- **THE REQUEST**:
Leave out the pictures, then reproduce the rest of the material exactly.

- **INFORMATION PROVIDED**:

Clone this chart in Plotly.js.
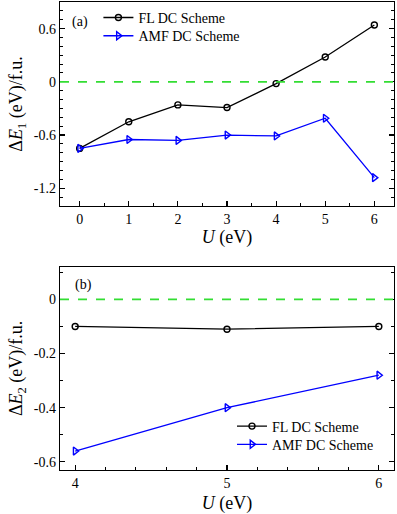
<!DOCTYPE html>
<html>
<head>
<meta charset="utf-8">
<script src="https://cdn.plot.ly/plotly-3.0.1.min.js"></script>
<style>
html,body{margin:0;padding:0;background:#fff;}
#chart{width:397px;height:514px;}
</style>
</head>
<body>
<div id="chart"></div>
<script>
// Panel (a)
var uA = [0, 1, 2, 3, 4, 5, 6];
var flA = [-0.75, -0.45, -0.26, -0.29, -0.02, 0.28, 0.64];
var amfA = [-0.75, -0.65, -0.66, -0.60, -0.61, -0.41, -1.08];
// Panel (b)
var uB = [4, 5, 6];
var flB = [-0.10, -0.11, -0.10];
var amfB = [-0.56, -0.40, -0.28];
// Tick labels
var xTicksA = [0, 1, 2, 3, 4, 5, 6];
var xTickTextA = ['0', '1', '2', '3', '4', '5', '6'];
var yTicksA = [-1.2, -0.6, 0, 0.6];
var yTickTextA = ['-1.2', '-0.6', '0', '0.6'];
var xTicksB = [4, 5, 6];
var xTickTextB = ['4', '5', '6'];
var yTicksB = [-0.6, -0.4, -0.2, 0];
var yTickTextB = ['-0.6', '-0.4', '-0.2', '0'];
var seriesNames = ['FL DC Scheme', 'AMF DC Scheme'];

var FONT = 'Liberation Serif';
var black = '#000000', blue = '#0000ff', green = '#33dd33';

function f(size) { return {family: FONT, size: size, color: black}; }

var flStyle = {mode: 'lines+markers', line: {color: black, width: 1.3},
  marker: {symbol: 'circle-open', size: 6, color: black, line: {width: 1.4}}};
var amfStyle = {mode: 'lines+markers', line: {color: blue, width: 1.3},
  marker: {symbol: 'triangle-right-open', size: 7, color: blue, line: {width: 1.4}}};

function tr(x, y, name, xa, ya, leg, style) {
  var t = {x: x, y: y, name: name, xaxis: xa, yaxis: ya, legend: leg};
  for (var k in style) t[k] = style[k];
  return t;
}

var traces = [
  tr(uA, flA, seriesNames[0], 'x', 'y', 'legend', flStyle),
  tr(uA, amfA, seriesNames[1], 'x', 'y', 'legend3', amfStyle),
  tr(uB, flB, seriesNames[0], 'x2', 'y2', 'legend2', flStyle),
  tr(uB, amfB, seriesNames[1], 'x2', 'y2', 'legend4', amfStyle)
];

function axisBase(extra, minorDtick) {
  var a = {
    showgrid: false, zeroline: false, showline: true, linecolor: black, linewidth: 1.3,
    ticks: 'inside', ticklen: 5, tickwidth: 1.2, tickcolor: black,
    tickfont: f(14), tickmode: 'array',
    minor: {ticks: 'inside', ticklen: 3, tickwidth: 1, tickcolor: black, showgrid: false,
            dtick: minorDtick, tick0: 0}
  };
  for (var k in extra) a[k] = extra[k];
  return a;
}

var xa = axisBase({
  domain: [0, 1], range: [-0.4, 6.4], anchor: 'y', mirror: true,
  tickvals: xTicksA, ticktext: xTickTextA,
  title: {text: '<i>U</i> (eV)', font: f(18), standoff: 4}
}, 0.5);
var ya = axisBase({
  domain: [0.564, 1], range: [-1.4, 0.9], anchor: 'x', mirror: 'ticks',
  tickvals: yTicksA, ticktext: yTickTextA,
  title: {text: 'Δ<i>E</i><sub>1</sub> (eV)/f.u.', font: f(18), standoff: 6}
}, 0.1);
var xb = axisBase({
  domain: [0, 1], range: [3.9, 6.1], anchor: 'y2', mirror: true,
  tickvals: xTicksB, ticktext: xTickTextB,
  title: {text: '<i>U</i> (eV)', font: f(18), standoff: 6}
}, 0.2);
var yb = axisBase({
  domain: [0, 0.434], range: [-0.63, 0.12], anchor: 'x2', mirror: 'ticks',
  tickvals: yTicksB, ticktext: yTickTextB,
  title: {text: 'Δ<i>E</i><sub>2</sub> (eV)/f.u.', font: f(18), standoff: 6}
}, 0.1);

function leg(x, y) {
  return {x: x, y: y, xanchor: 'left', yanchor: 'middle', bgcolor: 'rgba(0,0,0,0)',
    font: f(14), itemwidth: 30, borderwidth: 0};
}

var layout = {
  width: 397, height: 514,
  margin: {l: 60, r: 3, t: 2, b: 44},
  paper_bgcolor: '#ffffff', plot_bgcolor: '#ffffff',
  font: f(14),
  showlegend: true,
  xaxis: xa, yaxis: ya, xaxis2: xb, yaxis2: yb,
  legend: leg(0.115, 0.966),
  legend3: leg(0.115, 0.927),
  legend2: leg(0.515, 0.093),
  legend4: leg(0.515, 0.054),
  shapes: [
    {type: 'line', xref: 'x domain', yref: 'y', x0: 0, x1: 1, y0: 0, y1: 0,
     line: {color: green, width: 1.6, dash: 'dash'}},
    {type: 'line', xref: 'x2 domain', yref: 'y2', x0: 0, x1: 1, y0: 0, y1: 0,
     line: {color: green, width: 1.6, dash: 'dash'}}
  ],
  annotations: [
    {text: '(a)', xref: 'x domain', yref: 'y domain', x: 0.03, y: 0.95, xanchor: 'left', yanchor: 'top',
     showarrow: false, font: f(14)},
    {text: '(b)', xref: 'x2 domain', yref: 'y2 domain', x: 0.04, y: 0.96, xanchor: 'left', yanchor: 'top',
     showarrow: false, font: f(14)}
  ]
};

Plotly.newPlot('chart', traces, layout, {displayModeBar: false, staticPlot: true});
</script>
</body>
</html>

- **RESULT OF THIS TASK**:
Clone this chart in Plotly.js.
<!DOCTYPE html>
<html>
<head>
<meta charset="utf-8">
<script src="https://cdn.plot.ly/plotly-3.0.1.min.js"></script>
<style>
html,body{margin:0;padding:0;background:#fff;}
#chart{width:397px;height:514px;}
</style>
</head>
<body>
<div id="chart"></div>
<script>
// Panel (a)
var uA = [0, 1, 2, 3, 4, 5, 6];
var flA = [-0.75, -0.45, -0.26, -0.29, -0.02, 0.28, 0.64];
var amfA = [-0.75, -0.65, -0.66, -0.60, -0.61, -0.41, -1.08];
// Panel (b)
var uB = [4, 5, 6];
var flB = [-0.10, -0.11, -0.10];
var amfB = [-0.56, -0.40, -0.28];
// Tick labels
var xTicksA = [0, 1, 2, 3, 4, 5, 6];
var xTickTextA = ['0', '1', '2', '3', '4', '5', '6'];
var yTicksA = [-1.2, -0.6, 0, 0.6];
var yTickTextA = ['-1.2', '-0.6', '0', '0.6'];
var xTicksB = [4, 5, 6];
var xTickTextB = ['4', '5', '6'];
var yTicksB = [-0.6, -0.4, -0.2, 0];
var yTickTextB = ['-0.6', '-0.4', '-0.2', '0'];
var seriesNames = ['FL DC Scheme', 'AMF DC Scheme'];

var FONT = 'Liberation Serif';
var black = '#000000', blue = '#0000ff', green = '#33dd33';

function f(size) { return {family: FONT, size: size, color: black}; }

var flStyle = {mode: 'lines+markers', line: {color: black, width: 1.3},
  marker: {symbol: 'circle-open', size: 6, color: black, line: {width: 1.4}}};
var amfStyle = {mode: 'lines+markers', line: {color: blue, width: 1.3},
  marker: {symbol: 'triangle-right-open', size: 7, color: blue, line: {width: 1.4}}};

function tr(x, y, name, xa, ya, leg, style) {
  var t = {x: x, y: y, name: name, xaxis: xa, yaxis: ya, legend: leg};
  for (var k in style) t[k] = style[k];
  return t;
}

var traces = [
  tr(uA, flA, seriesNames[0], 'x', 'y', 'legend', flStyle),
  tr(uA, amfA, seriesNames[1], 'x', 'y', 'legend3', amfStyle),
  tr(uB, flB, seriesNames[0], 'x2', 'y2', 'legend2', flStyle),
  tr(uB, amfB, seriesNames[1], 'x2', 'y2', 'legend4', amfStyle)
];

function axisBase(extra, minorDtick) {
  var a = {
    showgrid: false, zeroline: false, showline: true, linecolor: black, linewidth: 1.3,
    ticks: 'inside', ticklen: 5, tickwidth: 1.2, tickcolor: black,
    tickfont: f(14), tickmode: 'array',
    minor: {ticks: 'inside', ticklen: 3, tickwidth: 1, tickcolor: black, showgrid: false,
            dtick: minorDtick, tick0: 0}
  };
  for (var k in extra) a[k] = extra[k];
  return a;
}

var xa = axisBase({
  domain: [0, 1], range: [-0.4, 6.4], anchor: 'y', mirror: true,
  tickvals: xTicksA, ticktext: xTickTextA,
  title: {text: '<i>U</i> (eV)', font: f(18), standoff: 4}
}, 0.5);
var ya = axisBase({
  domain: [0.564, 1], range: [-1.4, 0.9], anchor: 'x', mirror: 'ticks',
  tickvals: yTicksA, ticktext: yTickTextA,
  title: {text: 'Δ<i>E</i><sub>1</sub> (eV)/f.u.', font: f(18), standoff: 6}
}, 0.1);
var xb = axisBase({
  domain: [0, 1], range: [3.9, 6.1], anchor: 'y2', mirror: true,
  tickvals: xTicksB, ticktext: xTickTextB,
  title: {text: '<i>U</i> (eV)', font: f(18), standoff: 6}
}, 0.2);
var yb = axisBase({
  domain: [0, 0.434], range: [-0.63, 0.12], anchor: 'x2', mirror: 'ticks',
  tickvals: yTicksB, ticktext: yTickTextB,
  title: {text: 'Δ<i>E</i><sub>2</sub> (eV)/f.u.', font: f(18), standoff: 6}
}, 0.1);

function leg(x, y) {
  return {x: x, y: y, xanchor: 'left', yanchor: 'middle', bgcolor: 'rgba(0,0,0,0)',
    font: f(14), itemwidth: 30, borderwidth: 0};
}

var layout = {
  width: 397, height: 514,
  margin: {l: 60, r: 3, t: 2, b: 44},
  paper_bgcolor: '#ffffff', plot_bgcolor: '#ffffff',
  font: f(14),
  showlegend: true,
  xaxis: xa, yaxis: ya, xaxis2: xb, yaxis2: yb,
  legend: leg(0.115, 0.966),
  legend3: leg(0.115, 0.927),
  legend2: leg(0.515, 0.093),
  legend4: leg(0.515, 0.054),
  shapes: [
    {type: 'line', xref: 'x domain', yref: 'y', x0: 0, x1: 1, y0: 0, y1: 0,
     line: {color: green, width: 1.6, dash: 'dash'}},
    {type: 'line', xref: 'x2 domain', yref: 'y2', x0: 0, x1: 1, y0: 0, y1: 0,
     line: {color: green, width: 1.6, dash: 'dash'}}
  ],
  annotations: [
    {text: '(a)', xref: 'x domain', yref: 'y domain', x: 0.03, y: 0.95, xanchor: 'left', yanchor: 'top',
     showarrow: false, font: f(14)},
    {text: '(b)', xref: 'x2 domain', yref: 'y2 domain', x: 0.04, y: 0.96, xanchor: 'left', yanchor: 'top',
     showarrow: false, font: f(14)}
  ]
};

Plotly.newPlot('chart', traces, layout, {displayModeBar: false, staticPlot: true});
</script>
</body>
</html>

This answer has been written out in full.